*WHAT IS REQUIRED*
Copy exactly, and only, the lines starting at the line with "Generate a Python" and ending at the line with "value_ticks = [0, 20, 40, 60, 80]". Leave every picture out of the copy.

Charts and diagrams as code:
☆ ☆ ☆ ☆ ☆ ☆ ☆

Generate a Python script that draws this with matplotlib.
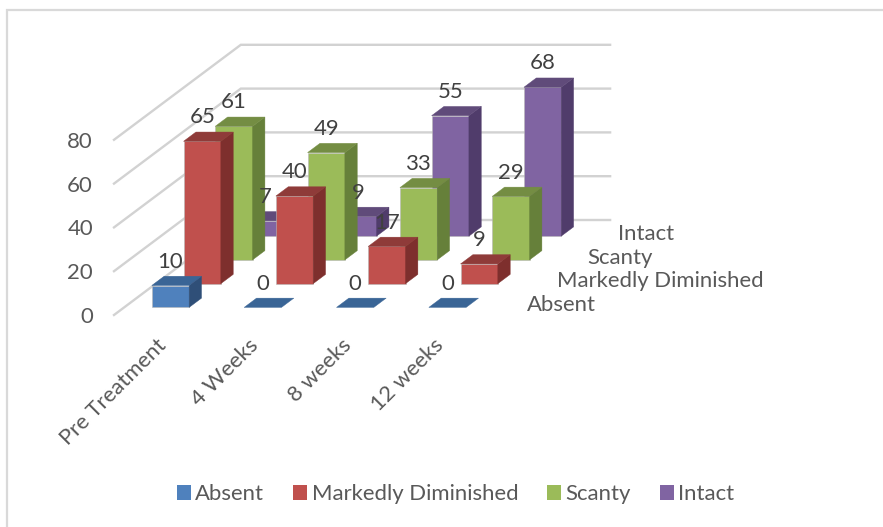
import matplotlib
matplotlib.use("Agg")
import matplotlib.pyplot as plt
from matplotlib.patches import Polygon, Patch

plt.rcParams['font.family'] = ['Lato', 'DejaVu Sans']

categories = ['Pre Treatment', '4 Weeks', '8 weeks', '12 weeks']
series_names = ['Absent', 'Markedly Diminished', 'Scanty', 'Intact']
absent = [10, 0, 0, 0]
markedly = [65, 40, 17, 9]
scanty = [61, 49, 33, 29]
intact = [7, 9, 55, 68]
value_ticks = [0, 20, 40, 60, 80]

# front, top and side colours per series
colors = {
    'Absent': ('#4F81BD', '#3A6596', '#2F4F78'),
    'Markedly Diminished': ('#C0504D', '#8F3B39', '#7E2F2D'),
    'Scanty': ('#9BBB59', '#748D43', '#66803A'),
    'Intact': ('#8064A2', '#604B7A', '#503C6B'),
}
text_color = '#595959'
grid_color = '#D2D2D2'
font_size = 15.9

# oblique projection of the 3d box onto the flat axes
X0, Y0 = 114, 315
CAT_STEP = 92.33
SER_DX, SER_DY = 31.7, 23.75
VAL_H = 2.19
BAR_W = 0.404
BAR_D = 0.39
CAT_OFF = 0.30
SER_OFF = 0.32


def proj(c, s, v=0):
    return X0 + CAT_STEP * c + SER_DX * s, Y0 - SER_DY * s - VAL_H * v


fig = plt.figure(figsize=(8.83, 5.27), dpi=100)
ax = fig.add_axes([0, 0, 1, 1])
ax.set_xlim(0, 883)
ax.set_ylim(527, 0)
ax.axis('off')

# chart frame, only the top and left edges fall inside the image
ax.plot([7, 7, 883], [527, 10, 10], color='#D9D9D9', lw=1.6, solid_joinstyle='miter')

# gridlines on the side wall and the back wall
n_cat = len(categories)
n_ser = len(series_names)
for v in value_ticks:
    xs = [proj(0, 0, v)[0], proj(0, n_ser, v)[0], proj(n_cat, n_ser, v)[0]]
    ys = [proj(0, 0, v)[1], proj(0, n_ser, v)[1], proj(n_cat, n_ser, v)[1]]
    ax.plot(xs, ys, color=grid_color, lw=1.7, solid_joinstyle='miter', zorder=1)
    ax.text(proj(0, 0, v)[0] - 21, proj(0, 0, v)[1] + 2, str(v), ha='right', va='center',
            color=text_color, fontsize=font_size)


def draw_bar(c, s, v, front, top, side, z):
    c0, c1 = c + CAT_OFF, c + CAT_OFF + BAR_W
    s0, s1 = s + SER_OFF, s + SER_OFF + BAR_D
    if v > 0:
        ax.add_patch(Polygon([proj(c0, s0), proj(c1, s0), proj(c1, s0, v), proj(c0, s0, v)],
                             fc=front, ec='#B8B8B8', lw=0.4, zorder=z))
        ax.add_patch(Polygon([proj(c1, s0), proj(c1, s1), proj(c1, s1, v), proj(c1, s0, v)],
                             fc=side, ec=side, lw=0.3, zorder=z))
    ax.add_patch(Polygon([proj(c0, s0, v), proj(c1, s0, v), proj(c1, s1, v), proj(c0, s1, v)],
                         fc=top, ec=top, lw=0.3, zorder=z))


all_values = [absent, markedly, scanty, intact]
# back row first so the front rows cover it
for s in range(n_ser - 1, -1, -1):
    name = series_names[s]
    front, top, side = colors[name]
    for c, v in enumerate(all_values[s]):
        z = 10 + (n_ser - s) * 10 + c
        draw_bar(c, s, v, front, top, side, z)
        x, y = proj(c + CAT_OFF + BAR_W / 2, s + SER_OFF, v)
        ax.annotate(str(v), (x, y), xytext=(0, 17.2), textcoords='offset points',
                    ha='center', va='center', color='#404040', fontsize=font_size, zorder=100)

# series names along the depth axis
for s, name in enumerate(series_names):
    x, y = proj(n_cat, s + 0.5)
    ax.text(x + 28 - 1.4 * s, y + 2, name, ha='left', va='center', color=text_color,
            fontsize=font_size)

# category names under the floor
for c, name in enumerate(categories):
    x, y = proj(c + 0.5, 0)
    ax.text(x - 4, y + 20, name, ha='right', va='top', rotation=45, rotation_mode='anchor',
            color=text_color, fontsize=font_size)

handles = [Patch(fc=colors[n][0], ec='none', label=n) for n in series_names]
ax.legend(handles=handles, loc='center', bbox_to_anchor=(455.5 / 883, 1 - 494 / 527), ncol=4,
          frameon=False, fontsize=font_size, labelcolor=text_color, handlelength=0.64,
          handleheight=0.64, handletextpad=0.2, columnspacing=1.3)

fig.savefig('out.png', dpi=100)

☆ ☆ ☆ ☆ ☆ ☆ ☆

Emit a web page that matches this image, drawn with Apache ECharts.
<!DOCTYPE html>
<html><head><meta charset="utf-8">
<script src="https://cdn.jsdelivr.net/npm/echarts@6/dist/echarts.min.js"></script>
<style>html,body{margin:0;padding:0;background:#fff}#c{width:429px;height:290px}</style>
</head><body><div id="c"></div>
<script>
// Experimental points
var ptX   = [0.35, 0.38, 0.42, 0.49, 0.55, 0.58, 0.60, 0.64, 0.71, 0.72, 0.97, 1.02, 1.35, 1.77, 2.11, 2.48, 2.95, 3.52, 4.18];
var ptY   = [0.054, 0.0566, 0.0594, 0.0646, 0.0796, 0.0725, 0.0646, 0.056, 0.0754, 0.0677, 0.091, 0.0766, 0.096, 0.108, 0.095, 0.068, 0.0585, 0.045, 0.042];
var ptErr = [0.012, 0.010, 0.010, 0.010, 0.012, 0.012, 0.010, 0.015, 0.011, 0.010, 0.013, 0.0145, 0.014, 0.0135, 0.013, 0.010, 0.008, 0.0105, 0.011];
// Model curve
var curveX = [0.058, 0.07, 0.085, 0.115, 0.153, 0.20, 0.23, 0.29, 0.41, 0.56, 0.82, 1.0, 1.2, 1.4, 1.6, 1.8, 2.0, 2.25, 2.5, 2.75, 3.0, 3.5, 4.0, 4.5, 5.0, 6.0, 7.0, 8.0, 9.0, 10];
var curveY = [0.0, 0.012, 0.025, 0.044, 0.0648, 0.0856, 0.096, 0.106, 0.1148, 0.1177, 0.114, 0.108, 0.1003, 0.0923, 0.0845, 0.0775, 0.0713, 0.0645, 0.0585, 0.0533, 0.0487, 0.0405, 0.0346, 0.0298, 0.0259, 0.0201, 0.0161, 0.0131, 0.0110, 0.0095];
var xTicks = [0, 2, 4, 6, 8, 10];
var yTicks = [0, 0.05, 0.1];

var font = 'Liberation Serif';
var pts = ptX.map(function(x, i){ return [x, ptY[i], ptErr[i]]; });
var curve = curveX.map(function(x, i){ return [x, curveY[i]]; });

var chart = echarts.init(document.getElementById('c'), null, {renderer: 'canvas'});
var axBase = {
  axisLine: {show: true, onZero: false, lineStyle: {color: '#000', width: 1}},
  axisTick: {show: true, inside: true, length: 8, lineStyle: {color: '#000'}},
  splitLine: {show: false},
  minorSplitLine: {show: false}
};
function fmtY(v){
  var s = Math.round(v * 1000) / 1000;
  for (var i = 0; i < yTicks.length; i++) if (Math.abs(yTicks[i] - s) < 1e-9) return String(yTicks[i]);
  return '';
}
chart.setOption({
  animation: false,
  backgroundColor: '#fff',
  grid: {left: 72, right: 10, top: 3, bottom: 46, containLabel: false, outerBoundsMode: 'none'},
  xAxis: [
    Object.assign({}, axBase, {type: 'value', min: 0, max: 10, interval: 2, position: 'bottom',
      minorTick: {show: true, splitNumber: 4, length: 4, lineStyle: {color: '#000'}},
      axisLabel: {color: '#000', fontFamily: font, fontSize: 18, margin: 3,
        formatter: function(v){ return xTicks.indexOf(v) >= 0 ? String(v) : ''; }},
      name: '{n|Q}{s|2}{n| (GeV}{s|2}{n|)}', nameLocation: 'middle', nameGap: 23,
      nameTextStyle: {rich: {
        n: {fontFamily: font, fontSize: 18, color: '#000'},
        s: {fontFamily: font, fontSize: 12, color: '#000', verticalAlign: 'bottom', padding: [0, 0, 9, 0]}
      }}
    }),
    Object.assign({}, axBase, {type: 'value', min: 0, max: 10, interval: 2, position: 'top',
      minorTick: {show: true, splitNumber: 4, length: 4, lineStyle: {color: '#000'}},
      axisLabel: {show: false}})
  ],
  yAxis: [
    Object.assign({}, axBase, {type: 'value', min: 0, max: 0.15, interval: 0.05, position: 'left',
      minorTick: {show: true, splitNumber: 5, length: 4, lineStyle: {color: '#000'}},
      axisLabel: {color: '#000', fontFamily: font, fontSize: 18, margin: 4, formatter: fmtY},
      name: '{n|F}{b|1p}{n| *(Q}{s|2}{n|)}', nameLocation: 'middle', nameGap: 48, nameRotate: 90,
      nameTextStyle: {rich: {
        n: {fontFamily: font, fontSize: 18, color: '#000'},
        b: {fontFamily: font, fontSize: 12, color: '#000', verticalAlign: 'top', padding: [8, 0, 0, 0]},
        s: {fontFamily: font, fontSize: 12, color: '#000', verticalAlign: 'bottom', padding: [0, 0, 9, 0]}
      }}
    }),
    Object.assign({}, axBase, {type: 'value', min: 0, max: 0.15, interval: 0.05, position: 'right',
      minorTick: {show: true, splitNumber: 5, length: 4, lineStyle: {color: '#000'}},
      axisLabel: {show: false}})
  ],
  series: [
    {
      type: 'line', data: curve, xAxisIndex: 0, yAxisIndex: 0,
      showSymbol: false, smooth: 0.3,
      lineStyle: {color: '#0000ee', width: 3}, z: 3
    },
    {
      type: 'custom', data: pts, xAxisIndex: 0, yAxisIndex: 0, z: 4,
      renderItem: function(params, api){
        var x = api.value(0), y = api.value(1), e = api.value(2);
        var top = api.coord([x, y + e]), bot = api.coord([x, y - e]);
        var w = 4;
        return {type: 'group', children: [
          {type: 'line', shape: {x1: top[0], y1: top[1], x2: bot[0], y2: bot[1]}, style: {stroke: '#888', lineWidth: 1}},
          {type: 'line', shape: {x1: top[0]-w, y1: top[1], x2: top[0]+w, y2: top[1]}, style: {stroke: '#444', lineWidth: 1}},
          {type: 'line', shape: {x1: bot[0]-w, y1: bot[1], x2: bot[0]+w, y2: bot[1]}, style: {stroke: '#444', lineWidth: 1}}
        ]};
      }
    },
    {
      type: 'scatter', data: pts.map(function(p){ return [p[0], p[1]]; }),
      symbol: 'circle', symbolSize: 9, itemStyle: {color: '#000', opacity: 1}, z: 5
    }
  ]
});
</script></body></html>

☆ ☆ ☆ ☆ ☆ ☆ ☆

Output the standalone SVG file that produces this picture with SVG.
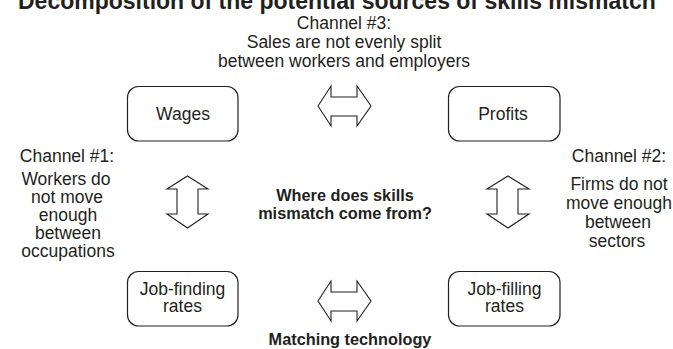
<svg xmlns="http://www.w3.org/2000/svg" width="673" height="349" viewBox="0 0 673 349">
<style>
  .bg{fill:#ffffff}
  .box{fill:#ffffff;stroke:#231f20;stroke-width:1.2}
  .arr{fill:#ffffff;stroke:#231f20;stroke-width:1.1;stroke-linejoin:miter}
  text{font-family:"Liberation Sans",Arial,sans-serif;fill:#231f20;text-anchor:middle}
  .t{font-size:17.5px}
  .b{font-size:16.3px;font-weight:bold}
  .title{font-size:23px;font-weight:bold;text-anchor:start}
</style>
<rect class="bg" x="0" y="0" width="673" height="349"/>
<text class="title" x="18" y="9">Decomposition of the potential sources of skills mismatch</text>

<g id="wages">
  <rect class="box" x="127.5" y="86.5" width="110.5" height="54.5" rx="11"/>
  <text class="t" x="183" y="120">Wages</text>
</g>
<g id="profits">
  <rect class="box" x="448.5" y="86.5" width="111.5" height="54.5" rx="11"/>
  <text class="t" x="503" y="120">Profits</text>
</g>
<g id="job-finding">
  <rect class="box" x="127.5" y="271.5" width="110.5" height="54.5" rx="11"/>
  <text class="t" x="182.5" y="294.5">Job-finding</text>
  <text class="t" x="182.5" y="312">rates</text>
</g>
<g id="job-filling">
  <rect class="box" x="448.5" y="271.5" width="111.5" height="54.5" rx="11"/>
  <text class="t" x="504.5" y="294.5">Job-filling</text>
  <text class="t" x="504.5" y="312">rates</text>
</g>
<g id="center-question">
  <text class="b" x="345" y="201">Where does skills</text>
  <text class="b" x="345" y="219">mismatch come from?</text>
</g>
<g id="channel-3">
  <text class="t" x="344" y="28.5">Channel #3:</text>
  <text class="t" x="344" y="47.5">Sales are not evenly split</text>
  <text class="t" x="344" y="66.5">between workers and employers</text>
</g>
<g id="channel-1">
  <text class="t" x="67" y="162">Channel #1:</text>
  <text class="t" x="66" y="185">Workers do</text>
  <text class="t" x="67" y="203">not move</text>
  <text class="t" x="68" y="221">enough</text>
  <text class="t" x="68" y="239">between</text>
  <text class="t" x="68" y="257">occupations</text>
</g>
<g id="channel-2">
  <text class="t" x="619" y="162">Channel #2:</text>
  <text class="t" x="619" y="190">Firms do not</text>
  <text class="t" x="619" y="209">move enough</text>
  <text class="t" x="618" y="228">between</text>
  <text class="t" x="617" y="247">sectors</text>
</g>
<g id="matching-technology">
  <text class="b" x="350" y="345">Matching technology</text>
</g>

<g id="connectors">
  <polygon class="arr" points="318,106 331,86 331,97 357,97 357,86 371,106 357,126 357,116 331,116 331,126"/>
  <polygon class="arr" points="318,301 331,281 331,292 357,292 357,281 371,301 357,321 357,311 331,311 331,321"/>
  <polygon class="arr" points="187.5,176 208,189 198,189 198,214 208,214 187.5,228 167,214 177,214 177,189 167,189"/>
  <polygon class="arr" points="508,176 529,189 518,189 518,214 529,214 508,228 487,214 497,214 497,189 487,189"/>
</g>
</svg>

☆ ☆ ☆ ☆ ☆ ☆ ☆

*SOLVED EXERCISE*
Generate a Python script that draws this with matplotlib.
import matplotlib
matplotlib.use("Agg")
import matplotlib.pyplot as plt
from matplotlib.patches import Polygon, Patch

plt.rcParams['font.family'] = ['Lato', 'DejaVu Sans']

categories = ['Pre Treatment', '4 Weeks', '8 weeks', '12 weeks']
series_names = ['Absent', 'Markedly Diminished', 'Scanty', 'Intact']
absent = [10, 0, 0, 0]
markedly = [65, 40, 17, 9]
scanty = [61, 49, 33, 29]
intact = [7, 9, 55, 68]
value_ticks = [0, 20, 40, 60, 80]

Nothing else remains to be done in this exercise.